Every now and then, even a seasoned birder must kick himself (or herself – let’s keep this politically correct at the least) for over-enthusiasm, blame failing eyesight and generally make all kinds of apologetic noises to conceal the mushroom cloud of embarrassment.
The day after Christmas I was out boating on Madiwala Lake with my sister and our respective kids. We took a pedal-boat and burned a few calories getting to the centre, where the trees of an artificial island made for a favoured roost for Spot-billed Pelicans, herons, cormorants and other waterbirds. As we watched the pelicans swoop in magnificently to roost, my eye wandered to the edge of the copse, where the shape of a raptor was discernible. My eyes are no good these days — and this isn’t an excuse, though it may sound convincingly like one — and I had no binoculars on me. So I borrowed my sister’s camera — a Canon PowerShot model with 35x zoom — and looked at the bird through the viewfinder. For the most part it remained discourteously aloof, turning its back to this boatful of gawking humans. I must have age-regressed rapidly, for I was suddenly possessed of a spineshot of enthusiasm.
“Hold on, stop pedalling,” I panted. “I want to take a better look at this bird.”
And so I watched this brown raptor even as the others on the boat marvelled at the blues on a White-throated Kingfisher’s plumage, or the way a foraging White-breasted Waterhen twitched its rusty rump, or admired the silhouette of a pelican fishing on the sunlit side of the lake.
“This is interesting,” I muttered. “Hmmm…”
“That’s an eagle,” my nephew, not yet seven, ventured.
“No, it’s a kite,” my daughter, his senior by a month, corrected him.
“Hmm,” I said, “Hmm…. looks like we’re in luck!”
I observed the bird’s hulking posture, its rounded tail and its finely down-curved aquiline bill.
“This could be that,” I said, “A Lesser Fish Eagle.”
“Eagle?” my daughter said. “It’s a kite, Achaa. You told me it’s a kite.”
“No, that one up there is a kite,” I said, pointing at a handsome adult Brahminy Kite circling over the lake’s surface. “This one looks different.”
I deferred judgement, though I was convinced this was a Lesser Fish Eagle. Why, just two weeks ago I’d spent a beautiful weekend at Kabini watching Ospreys, Grey-headed Fish Eagles and Lesser Spotted Eagles. Then, two weeks later, I’d traipsed through Jaisalmer, taking in Common Buzzards, Cinerous Vultures and Short-toed Snake Eagles. Why, this must be the year of great raptor sightings! Why can’t this bird be what I hoped it was?

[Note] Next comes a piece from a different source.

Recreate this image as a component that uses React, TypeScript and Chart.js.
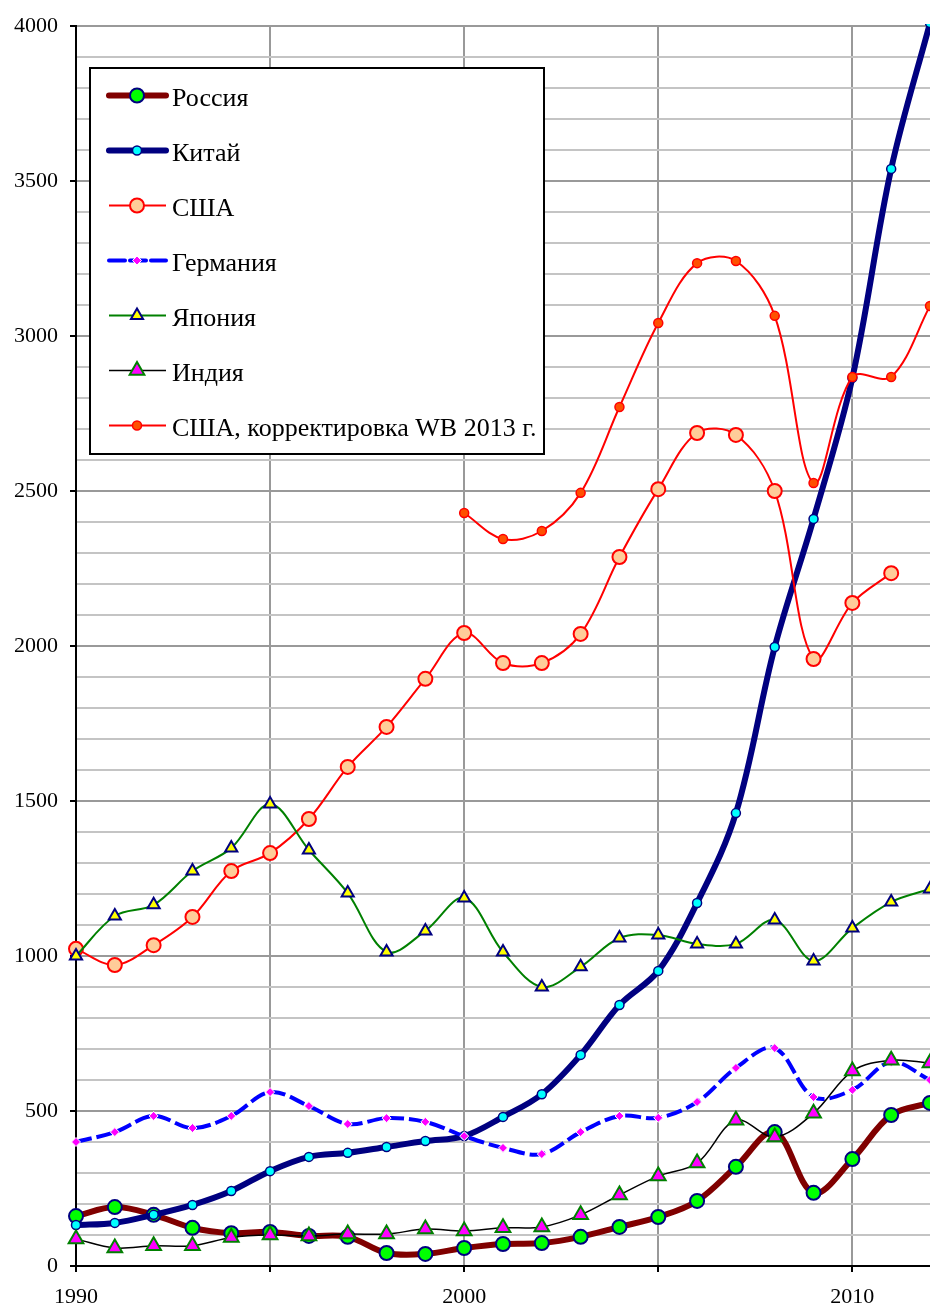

Heart thumping, I got home, posted the pictures on The Green Ogre’s Facebook wall, and wrote an atmospheric note on this awesome raptor sighting. Luckily, I thought it fit to check with birders of authority about this sighting.
‘Can you confirm,’ I wrote tagging Praveen Jayadevan and George Tom (with certainty, not for a moment hesitant about the veracity of my catch), ‘if this is a Lesser Fish Eagle?’
Praveen is a respected birder and one of the editors of the brilliant quarterly journal Indian Birds. George is with the Kenneth Anderson Nature Society. Praveen, rather laconically, commented: ‘Sub-ad Brahminy.’
What?! Nooooooo!
For good reason, perhaps, George didn’t respond (he probably will when he is finished laughing).
I’ve been birding since childhood, but I can’t believe I’m still stupid after all these years. Excuse me while I dig a hole in the ground and hide away from the world!